=== YOUR TASK ===
Nothing but the lines from the top of the data to the line holding "nombre de fois)'];" should be printed, word for word and both ends included; leave the pictures out.

--- begin ---

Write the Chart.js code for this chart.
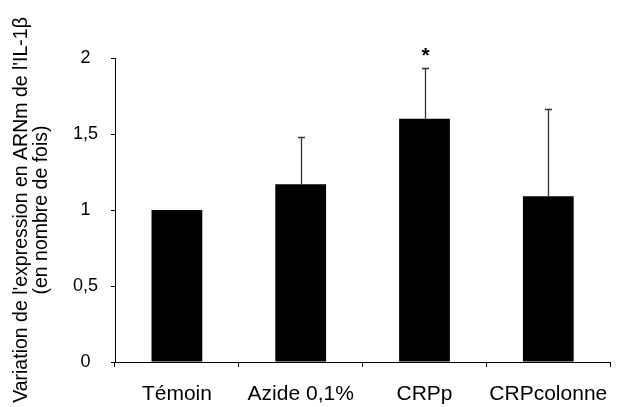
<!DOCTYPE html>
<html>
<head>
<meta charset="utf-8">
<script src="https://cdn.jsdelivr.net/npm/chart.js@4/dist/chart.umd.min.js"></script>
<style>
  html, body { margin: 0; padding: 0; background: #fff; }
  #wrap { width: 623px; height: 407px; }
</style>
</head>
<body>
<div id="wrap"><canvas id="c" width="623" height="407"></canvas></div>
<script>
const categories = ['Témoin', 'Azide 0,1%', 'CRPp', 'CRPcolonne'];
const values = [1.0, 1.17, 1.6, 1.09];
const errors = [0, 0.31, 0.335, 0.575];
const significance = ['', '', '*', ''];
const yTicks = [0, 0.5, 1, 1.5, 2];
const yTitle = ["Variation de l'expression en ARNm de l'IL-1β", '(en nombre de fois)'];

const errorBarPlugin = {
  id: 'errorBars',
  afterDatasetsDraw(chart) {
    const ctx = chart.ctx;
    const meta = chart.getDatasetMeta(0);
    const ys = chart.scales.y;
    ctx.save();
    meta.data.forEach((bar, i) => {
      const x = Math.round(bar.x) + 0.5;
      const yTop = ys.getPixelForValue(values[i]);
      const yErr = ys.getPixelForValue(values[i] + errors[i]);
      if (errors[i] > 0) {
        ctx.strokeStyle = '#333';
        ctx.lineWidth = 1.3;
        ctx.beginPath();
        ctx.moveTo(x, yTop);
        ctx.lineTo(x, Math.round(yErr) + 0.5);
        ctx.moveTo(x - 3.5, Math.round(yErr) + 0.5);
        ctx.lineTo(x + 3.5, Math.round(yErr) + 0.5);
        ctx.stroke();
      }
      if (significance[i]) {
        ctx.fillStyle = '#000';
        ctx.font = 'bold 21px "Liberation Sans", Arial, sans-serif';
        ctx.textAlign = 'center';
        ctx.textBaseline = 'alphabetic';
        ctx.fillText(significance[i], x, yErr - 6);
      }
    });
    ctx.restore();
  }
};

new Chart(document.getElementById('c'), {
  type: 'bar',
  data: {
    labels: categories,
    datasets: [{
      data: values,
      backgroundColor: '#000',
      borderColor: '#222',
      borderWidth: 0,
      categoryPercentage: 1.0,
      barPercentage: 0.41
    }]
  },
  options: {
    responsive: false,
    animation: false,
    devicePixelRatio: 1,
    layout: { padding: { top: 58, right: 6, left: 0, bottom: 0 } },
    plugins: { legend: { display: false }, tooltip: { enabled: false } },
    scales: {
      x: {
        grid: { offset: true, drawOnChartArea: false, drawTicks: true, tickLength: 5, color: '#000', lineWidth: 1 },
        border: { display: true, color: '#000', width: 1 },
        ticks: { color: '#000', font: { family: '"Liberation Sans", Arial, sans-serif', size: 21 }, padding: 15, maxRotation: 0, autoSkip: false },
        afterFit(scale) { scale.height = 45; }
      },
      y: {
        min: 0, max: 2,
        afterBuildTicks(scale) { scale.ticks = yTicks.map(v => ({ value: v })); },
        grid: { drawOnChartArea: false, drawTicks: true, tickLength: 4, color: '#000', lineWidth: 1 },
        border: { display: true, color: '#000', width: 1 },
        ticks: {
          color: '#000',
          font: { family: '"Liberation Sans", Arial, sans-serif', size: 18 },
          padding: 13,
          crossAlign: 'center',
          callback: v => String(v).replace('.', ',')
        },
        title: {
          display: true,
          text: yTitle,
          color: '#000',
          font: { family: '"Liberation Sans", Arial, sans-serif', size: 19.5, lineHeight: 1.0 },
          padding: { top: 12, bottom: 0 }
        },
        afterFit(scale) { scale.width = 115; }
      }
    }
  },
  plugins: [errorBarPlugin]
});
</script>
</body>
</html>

--- end ---

=== CORRECT OUTPUT ===
Write the Chart.js code for this chart.
<!DOCTYPE html>
<html>
<head>
<meta charset="utf-8">
<script src="https://cdn.jsdelivr.net/npm/chart.js@4/dist/chart.umd.min.js"></script>
<style>
  html, body { margin: 0; padding: 0; background: #fff; }
  #wrap { width: 623px; height: 407px; }
</style>
</head>
<body>
<div id="wrap"><canvas id="c" width="623" height="407"></canvas></div>
<script>
const categories = ['Témoin', 'Azide 0,1%', 'CRPp', 'CRPcolonne'];
const values = [1.0, 1.17, 1.6, 1.09];
const errors = [0, 0.31, 0.335, 0.575];
const significance = ['', '', '*', ''];
const yTicks = [0, 0.5, 1, 1.5, 2];
const yTitle = ["Variation de l'expression en ARNm de l'IL-1β", '(en nombre de fois)'];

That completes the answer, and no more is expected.